## DATA BLOCK
'''

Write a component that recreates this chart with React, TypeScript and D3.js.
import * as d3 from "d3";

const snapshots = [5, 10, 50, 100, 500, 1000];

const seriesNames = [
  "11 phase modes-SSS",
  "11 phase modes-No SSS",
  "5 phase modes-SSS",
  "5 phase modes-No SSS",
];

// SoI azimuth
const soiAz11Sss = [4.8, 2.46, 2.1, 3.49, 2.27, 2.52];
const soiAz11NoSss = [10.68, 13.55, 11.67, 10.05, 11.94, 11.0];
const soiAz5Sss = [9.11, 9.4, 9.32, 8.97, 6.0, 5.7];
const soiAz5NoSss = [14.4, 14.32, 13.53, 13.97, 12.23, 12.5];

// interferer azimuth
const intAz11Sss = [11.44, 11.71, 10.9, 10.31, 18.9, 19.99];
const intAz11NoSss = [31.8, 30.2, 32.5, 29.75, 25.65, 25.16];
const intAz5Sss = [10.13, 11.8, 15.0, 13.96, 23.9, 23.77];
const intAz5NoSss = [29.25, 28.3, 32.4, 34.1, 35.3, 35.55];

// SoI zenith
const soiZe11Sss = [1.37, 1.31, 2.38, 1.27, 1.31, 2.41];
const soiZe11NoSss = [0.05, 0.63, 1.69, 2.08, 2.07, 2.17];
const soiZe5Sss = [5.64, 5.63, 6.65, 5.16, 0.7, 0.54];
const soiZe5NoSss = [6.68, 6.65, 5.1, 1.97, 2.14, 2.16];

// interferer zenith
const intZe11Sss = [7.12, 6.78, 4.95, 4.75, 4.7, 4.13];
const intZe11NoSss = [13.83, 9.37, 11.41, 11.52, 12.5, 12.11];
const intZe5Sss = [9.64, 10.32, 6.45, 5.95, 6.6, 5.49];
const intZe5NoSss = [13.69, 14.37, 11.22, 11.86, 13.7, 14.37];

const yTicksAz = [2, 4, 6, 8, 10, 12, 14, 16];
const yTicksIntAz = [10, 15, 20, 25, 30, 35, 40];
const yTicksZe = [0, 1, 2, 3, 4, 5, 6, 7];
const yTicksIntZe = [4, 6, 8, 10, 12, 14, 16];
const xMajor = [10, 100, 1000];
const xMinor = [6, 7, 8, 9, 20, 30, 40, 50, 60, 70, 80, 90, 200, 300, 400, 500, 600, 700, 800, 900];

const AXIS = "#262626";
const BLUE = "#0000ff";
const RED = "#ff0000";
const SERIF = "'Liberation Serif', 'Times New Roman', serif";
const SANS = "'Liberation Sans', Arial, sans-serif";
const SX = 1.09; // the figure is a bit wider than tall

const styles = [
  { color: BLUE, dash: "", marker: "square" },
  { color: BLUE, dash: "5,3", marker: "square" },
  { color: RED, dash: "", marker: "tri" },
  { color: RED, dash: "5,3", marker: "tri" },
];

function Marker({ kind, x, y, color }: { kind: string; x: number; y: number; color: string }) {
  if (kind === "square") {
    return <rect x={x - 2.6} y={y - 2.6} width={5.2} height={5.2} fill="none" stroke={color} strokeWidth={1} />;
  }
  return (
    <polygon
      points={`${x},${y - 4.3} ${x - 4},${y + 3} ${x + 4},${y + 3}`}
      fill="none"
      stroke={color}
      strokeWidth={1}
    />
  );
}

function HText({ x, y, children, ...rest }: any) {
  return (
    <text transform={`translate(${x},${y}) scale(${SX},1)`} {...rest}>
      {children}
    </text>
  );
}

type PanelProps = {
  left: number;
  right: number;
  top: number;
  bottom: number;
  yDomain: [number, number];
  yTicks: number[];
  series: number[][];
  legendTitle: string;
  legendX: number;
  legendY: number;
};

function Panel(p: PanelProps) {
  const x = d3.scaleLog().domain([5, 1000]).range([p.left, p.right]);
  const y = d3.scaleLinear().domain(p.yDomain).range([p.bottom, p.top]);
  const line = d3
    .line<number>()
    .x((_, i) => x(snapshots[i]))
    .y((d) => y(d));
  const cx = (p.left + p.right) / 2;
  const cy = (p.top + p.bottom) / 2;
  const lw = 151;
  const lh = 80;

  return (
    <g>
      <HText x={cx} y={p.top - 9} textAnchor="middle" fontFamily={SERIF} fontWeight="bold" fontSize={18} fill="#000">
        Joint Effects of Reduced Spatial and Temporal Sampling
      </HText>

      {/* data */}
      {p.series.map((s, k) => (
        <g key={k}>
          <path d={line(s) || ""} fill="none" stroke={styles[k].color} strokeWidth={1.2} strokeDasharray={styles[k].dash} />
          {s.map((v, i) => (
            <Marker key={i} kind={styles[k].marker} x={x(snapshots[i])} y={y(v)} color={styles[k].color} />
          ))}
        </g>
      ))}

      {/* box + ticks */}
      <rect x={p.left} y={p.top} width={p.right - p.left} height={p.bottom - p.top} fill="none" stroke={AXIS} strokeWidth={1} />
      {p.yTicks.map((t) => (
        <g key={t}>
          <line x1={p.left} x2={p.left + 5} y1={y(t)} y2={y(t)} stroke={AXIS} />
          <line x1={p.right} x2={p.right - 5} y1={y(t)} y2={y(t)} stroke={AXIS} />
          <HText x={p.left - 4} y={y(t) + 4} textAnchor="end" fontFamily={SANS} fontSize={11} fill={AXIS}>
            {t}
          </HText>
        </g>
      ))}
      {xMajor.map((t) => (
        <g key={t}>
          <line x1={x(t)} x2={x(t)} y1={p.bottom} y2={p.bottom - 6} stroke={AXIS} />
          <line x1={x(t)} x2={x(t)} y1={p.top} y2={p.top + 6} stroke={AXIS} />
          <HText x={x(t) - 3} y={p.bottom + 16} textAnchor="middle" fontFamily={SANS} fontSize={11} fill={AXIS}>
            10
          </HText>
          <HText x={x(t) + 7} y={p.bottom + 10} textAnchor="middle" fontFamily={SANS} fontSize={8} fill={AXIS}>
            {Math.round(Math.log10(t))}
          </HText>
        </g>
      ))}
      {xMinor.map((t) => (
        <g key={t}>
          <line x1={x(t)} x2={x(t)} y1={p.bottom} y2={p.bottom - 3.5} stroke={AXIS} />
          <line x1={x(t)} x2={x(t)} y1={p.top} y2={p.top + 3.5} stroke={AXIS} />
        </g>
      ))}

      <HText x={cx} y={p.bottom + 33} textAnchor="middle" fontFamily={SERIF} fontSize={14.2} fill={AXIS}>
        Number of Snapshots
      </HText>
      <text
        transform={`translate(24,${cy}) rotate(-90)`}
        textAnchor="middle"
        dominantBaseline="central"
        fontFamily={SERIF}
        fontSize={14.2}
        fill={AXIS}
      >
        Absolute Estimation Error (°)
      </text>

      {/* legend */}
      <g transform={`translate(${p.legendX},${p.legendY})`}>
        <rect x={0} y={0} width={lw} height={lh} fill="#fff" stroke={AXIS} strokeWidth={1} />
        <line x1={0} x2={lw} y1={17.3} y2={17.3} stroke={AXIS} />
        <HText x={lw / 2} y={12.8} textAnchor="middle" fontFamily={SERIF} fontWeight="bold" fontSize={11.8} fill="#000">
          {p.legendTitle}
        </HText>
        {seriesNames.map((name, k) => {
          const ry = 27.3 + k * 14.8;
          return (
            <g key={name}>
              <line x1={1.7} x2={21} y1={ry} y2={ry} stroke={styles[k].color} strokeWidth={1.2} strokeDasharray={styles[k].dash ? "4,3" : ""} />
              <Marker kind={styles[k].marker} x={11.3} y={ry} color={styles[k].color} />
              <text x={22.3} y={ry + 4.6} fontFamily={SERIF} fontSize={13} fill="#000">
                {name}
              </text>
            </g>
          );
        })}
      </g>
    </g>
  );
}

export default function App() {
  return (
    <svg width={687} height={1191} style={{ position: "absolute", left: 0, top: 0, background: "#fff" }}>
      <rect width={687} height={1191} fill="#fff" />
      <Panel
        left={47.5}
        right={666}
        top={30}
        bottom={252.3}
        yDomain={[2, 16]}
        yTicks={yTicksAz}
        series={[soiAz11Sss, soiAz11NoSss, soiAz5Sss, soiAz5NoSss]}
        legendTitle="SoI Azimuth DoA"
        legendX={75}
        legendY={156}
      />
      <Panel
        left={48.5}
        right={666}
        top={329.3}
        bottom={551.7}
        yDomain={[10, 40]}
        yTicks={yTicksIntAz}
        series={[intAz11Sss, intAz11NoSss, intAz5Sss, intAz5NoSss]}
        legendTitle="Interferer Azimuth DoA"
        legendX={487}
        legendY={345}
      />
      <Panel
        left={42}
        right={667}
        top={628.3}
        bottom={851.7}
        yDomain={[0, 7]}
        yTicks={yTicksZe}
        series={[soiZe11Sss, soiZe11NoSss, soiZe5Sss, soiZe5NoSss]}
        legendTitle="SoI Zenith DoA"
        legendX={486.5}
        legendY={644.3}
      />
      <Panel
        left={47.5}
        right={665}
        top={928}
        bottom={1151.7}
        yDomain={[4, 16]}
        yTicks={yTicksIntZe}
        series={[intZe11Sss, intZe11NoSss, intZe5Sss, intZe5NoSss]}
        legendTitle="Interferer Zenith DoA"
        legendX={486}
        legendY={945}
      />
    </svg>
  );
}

'''

## TASK OBJECTIVE
Quote exactly the first line of the data and every line after it through the one holding "const intAz5NoSss = [29.25, 28.3, 32.4, 34.1, 35.3, 35.55];".

## PROBLEM SOLUTION
Write a component that recreates this chart with React, TypeScript and D3.js.
import * as d3 from "d3";

const snapshots = [5, 10, 50, 100, 500, 1000];

const seriesNames = [
  "11 phase modes-SSS",
  "11 phase modes-No SSS",
  "5 phase modes-SSS",
  "5 phase modes-No SSS",
];

// SoI azimuth
const soiAz11Sss = [4.8, 2.46, 2.1, 3.49, 2.27, 2.52];
const soiAz11NoSss = [10.68, 13.55, 11.67, 10.05, 11.94, 11.0];
const soiAz5Sss = [9.11, 9.4, 9.32, 8.97, 6.0, 5.7];
const soiAz5NoSss = [14.4, 14.32, 13.53, 13.97, 12.23, 12.5];

// interferer azimuth
const intAz11Sss = [11.44, 11.71, 10.9, 10.31, 18.9, 19.99];
const intAz11NoSss = [31.8, 30.2, 32.5, 29.75, 25.65, 25.16];
const intAz5Sss = [10.13, 11.8, 15.0, 13.96, 23.9, 23.77];
const intAz5NoSss = [29.25, 28.3, 32.4, 34.1, 35.3, 35.55];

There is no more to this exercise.